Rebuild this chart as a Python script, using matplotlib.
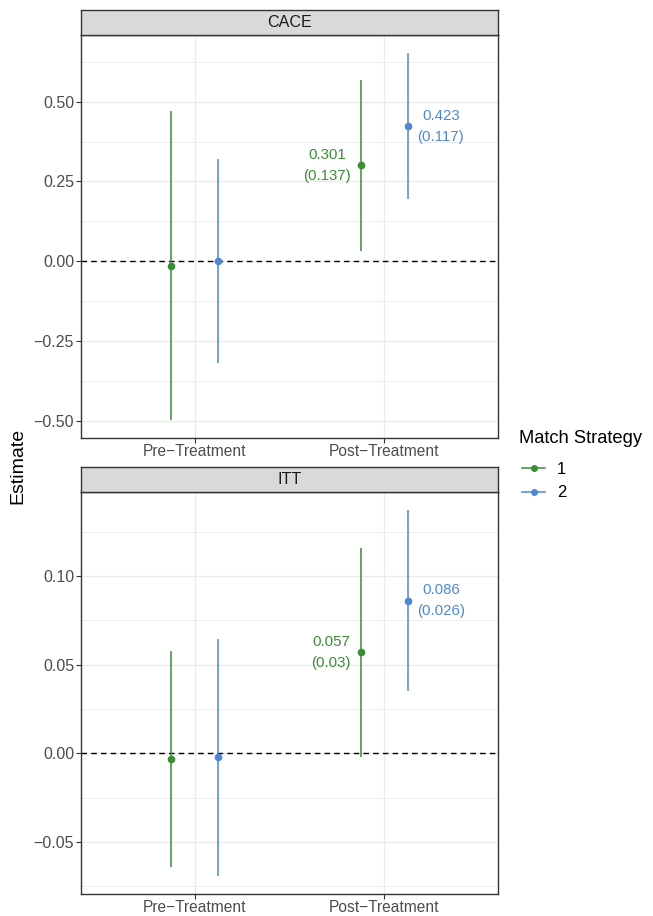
import matplotlib
matplotlib.use("Agg")
import matplotlib.pyplot as plt
from matplotlib.lines import Line2D
import numpy as np

plt.rcParams['font.family'] = ['Liberation Sans', 'DejaVu Sans']

categories = ["Pre\u2212Treatment", "Post\u2212Treatment"]
strategies = ["1", "2"]
colors = {"1": "#3B8C36", "2": "#4E88D2"}

# CACE panel
cace_est = {"1": [-0.015, 0.301], "2": [0.002, 0.423]}
cace_lo = {"1": [-0.497, 0.033], "2": [-0.320, 0.194]}
cace_hi = {"1": [0.470, 0.569], "2": [0.320, 0.652]}
cace_lab = {"1": [None, "0.301\n(0.137)"], "2": [None, "0.423\n(0.117)"]}

# ITT panel
itt_est = {"1": [-0.003, 0.057], "2": [-0.002, 0.086]}
itt_lo = {"1": [-0.064, -0.002], "2": [-0.069, 0.035]}
itt_hi = {"1": [0.0575, 0.116], "2": [0.0645, 0.137]}
itt_lab = {"1": [None, "0.057\n(0.03)"], "2": [None, "0.086\n(0.026)"]}

cace_ticks = [-0.50, -0.25, 0.00, 0.25, 0.50]
itt_ticks = [-0.05, 0.00, 0.05, 0.10]

W, H = 653, 916
fig = plt.figure(figsize=(W / 100, H / 100), dpi=100)

left, right = 81 / W, 498 / W
grey20 = "#333333"
grey30 = "#4D4D4D"
gridc = "#EBEBEB"

def panel(top_px, bot_px, strip_top_px, title, est, lo, hi, lab, ticks, fmt):
    ax = fig.add_axes([left, 1 - bot_px / H, right - left, (bot_px - top_px) / H])
    dodge = 0.125
    offs = {"1": -dodge, "2": dodge}
    allv = []
    for s in strategies:
        x = np.arange(len(categories)) + 1 + offs[s]
        ax.vlines(x, lo[s], hi[s], color=colors[s], lw=1.1, zorder=3)
        ax.plot(x, est[s], 'o', color=colors[s], ms=4.5, zorder=4)
        allv += lo[s] + hi[s]
        for i, t in enumerate(lab[s]):
            if t is None:
                continue
            if s == "1":
                ax.text(x[i] - 0.05, est[s][i], t, ha='right', va='center',
                        multialignment='center', color=colors[s], fontsize=10.8,
                        linespacing=1.65, zorder=5)
            else:
                ax.text(x[i] + 0.05, est[s][i], t, ha='left', va='center',
                        multialignment='center', color=colors[s], fontsize=10.8,
                        linespacing=1.65, zorder=5)
    ax.axhline(0, color='black', ls=(0, (4, 3)), lw=1.0, zorder=2)
    ax.set_xticks([1, 2])
    ax.set_xticklabels(categories)
    ax.set_yticks(ticks)
    ax.set_yticklabels([fmt(t) for t in ticks])
    minor = [(a + b) / 2 for a, b in zip(ticks[:-1], ticks[1:])]
    step = ticks[1] - ticks[0]
    minor = [ticks[0] - step / 2] + minor + [ticks[-1] + step / 2]
    ax.set_yticks(minor, minor=True)
    lo_v, hi_v = min(allv), max(allv)
    pad = 0.05 * (hi_v - lo_v)
    ax.set_ylim(lo_v - pad, hi_v + pad)
    ax.set_xlim(0.4, 2.6)
    ax.grid(True, which='major', color=gridc, lw=1.0, zorder=0)
    ax.grid(True, which='minor', axis='y', color=gridc, lw=0.6, zorder=0)
    ax.set_axisbelow(True)
    ax.tick_params(axis='both', which='major', length=3.5, width=0.8,
                   color=grey20, labelcolor=grey30, labelsize=11.5, pad=1.5)
    ax.tick_params(axis='x', which='major', labelsize=11.2, pad=1.0)
    ax.tick_params(axis='y', which='minor', length=0)
    for sp in ax.spines.values():
        sp.set_color(grey20)
        sp.set_linewidth(1.0)
    # strip
    sax = fig.add_axes([left, 1 - top_px / H, right - left, (top_px - strip_top_px) / H])
    sax.set_facecolor("#D9D9D9")
    sax.set_xticks([])
    sax.set_yticks([])
    for sp in sax.spines.values():
        sp.set_color(grey20)
        sp.set_linewidth(1.0)
    sax.text(0.5, 0.5, title, ha='center', va='center', fontsize=11.6,
             color="#1A1A1A", transform=sax.transAxes)
    return ax

def fmt2(v):
    s = f"{v:.2f}"
    return s.replace("-", "\u2212")

panel(35, 438, 10, "CACE", cace_est, cace_lo, cace_hi, cace_lab, cace_ticks, fmt2)
panel(492, 894, 467, "ITT", itt_est, itt_lo, itt_hi, itt_lab, itt_ticks, fmt2)

fig.text(18 / W, 1 - 466 / H, "Estimate", rotation=90, ha='center', va='center',
         fontsize=14, color='black')

# legend title drawn as figure text, items via legend
fig.text(519 / W, 1 - 438 / H, "Match Strategy", ha='left', va='center',
         fontsize=13.2, color='black')
handles = [Line2D([0], [0], color=colors[s], lw=1.1, marker='o', ms=4) for s in strategies]
leg = fig.legend(handles, strategies, loc='upper left',
                 bbox_to_anchor=(522 / W, 1 - 462 / H), frameon=False,
                 fontsize=12, handlelength=1.4, borderpad=0.0, borderaxespad=0.0,
                 handletextpad=0.7, labelspacing=0.5)

fig.savefig("out.png", dpi=100)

*****

▶ [THE REQUEST]:
Set down the complete material exactly, but do not include the images.

▶ [SOLVED EXERCISE]:
Rebuild this chart as a Python script, using matplotlib.
import matplotlib
matplotlib.use("Agg")
import matplotlib.pyplot as plt
from matplotlib.lines import Line2D
import numpy as np

plt.rcParams['font.family'] = ['Liberation Sans', 'DejaVu Sans']

categories = ["Pre\u2212Treatment", "Post\u2212Treatment"]
strategies = ["1", "2"]
colors = {"1": "#3B8C36", "2": "#4E88D2"}

# CACE panel
cace_est = {"1": [-0.015, 0.301], "2": [0.002, 0.423]}
cace_lo = {"1": [-0.497, 0.033], "2": [-0.320, 0.194]}
cace_hi = {"1": [0.470, 0.569], "2": [0.320, 0.652]}
cace_lab = {"1": [None, "0.301\n(0.137)"], "2": [None, "0.423\n(0.117)"]}

# ITT panel
itt_est = {"1": [-0.003, 0.057], "2": [-0.002, 0.086]}
itt_lo = {"1": [-0.064, -0.002], "2": [-0.069, 0.035]}
itt_hi = {"1": [0.0575, 0.116], "2": [0.0645, 0.137]}
itt_lab = {"1": [None, "0.057\n(0.03)"], "2": [None, "0.086\n(0.026)"]}

cace_ticks = [-0.50, -0.25, 0.00, 0.25, 0.50]
itt_ticks = [-0.05, 0.00, 0.05, 0.10]

W, H = 653, 916
fig = plt.figure(figsize=(W / 100, H / 100), dpi=100)

left, right = 81 / W, 498 / W
grey20 = "#333333"
grey30 = "#4D4D4D"
gridc = "#EBEBEB"

def panel(top_px, bot_px, strip_top_px, title, est, lo, hi, lab, ticks, fmt):
    ax = fig.add_axes([left, 1 - bot_px / H, right - left, (bot_px - top_px) / H])
    dodge = 0.125
    offs = {"1": -dodge, "2": dodge}
    allv = []
    for s in strategies:
        x = np.arange(len(categories)) + 1 + offs[s]
        ax.vlines(x, lo[s], hi[s], color=colors[s], lw=1.1, zorder=3)
        ax.plot(x, est[s], 'o', color=colors[s], ms=4.5, zorder=4)
        allv += lo[s] + hi[s]
        for i, t in enumerate(lab[s]):
            if t is None:
                continue
            if s == "1":
                ax.text(x[i] - 0.05, est[s][i], t, ha='right', va='center',
                        multialignment='center', color=colors[s], fontsize=10.8,
                        linespacing=1.65, zorder=5)
            else:
                ax.text(x[i] + 0.05, est[s][i], t, ha='left', va='center',
                        multialignment='center', color=colors[s], fontsize=10.8,
                        linespacing=1.65, zorder=5)
    ax.axhline(0, color='black', ls=(0, (4, 3)), lw=1.0, zorder=2)
    ax.set_xticks([1, 2])
    ax.set_xticklabels(categories)
    ax.set_yticks(ticks)
    ax.set_yticklabels([fmt(t) for t in ticks])
    minor = [(a + b) / 2 for a, b in zip(ticks[:-1], ticks[1:])]
    step = ticks[1] - ticks[0]
    minor = [ticks[0] - step / 2] + minor + [ticks[-1] + step / 2]
    ax.set_yticks(minor, minor=True)
    lo_v, hi_v = min(allv), max(allv)
    pad = 0.05 * (hi_v - lo_v)
    ax.set_ylim(lo_v - pad, hi_v + pad)
    ax.set_xlim(0.4, 2.6)
    ax.grid(True, which='major', color=gridc, lw=1.0, zorder=0)
    ax.grid(True, which='minor', axis='y', color=gridc, lw=0.6, zorder=0)
    ax.set_axisbelow(True)
    ax.tick_params(axis='both', which='major', length=3.5, width=0.8,
                   color=grey20, labelcolor=grey30, labelsize=11.5, pad=1.5)
    ax.tick_params(axis='x', which='major', labelsize=11.2, pad=1.0)
    ax.tick_params(axis='y', which='minor', length=0)
    for sp in ax.spines.values():
        sp.set_color(grey20)
        sp.set_linewidth(1.0)
    # strip
    sax = fig.add_axes([left, 1 - top_px / H, right - left, (top_px - strip_top_px) / H])
    sax.set_facecolor("#D9D9D9")
    sax.set_xticks([])
    sax.set_yticks([])
    for sp in sax.spines.values():
        sp.set_color(grey20)
        sp.set_linewidth(1.0)
    sax.text(0.5, 0.5, title, ha='center', va='center', fontsize=11.6,
             color="#1A1A1A", transform=sax.transAxes)
    return ax

def fmt2(v):
    s = f"{v:.2f}"
    return s.replace("-", "\u2212")

panel(35, 438, 10, "CACE", cace_est, cace_lo, cace_hi, cace_lab, cace_ticks, fmt2)
panel(492, 894, 467, "ITT", itt_est, itt_lo, itt_hi, itt_lab, itt_ticks, fmt2)

fig.text(18 / W, 1 - 466 / H, "Estimate", rotation=90, ha='center', va='center',
         fontsize=14, color='black')

# legend title drawn as figure text, items via legend
fig.text(519 / W, 1 - 438 / H, "Match Strategy", ha='left', va='center',
         fontsize=13.2, color='black')
handles = [Line2D([0], [0], color=colors[s], lw=1.1, marker='o', ms=4) for s in strategies]
leg = fig.legend(handles, strategies, loc='upper left',
                 bbox_to_anchor=(522 / W, 1 - 462 / H), frameon=False,
                 fontsize=12, handlelength=1.4, borderpad=0.0, borderaxespad=0.0,
                 handletextpad=0.7, labelspacing=0.5)

fig.savefig("out.png", dpi=100)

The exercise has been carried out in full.